Recorded information ::
* * * * * * *
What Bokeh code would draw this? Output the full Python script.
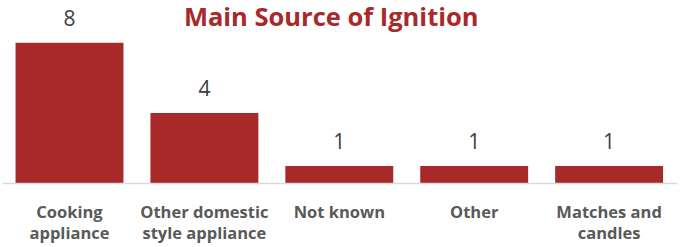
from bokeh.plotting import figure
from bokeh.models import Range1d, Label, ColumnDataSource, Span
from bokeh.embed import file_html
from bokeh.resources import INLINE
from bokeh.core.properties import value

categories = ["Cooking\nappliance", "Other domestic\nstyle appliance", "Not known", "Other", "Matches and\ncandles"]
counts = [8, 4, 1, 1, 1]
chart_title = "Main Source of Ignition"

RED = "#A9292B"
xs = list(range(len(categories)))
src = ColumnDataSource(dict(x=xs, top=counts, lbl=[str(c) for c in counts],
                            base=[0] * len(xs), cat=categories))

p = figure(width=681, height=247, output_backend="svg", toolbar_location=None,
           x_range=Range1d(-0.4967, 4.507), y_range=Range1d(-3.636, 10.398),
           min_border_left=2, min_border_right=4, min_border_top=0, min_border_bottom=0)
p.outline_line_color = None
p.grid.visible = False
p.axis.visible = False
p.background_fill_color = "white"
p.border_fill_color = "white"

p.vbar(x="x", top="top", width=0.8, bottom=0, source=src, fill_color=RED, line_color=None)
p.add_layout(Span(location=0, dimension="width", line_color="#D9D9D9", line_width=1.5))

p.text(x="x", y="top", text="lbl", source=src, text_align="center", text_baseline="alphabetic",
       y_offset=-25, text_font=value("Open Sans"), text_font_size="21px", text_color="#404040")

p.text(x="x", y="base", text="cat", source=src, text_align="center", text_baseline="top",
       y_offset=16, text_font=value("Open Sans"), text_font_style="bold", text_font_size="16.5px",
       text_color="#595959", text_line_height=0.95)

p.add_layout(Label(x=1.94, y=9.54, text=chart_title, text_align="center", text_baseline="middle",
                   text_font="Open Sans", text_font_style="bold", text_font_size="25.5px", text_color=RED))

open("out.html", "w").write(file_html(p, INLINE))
* * * * * * *
Exercise requirements :: Pictures are excluded: retype only the lines from the beginning of the listing above through the line with "from bokeh.core.properties import value", both included.

Answer in full ::
What Bokeh code would draw this? Output the full Python script.
from bokeh.plotting import figure
from bokeh.models import Range1d, Label, ColumnDataSource, Span
from bokeh.embed import file_html
from bokeh.resources import INLINE
from bokeh.core.properties import value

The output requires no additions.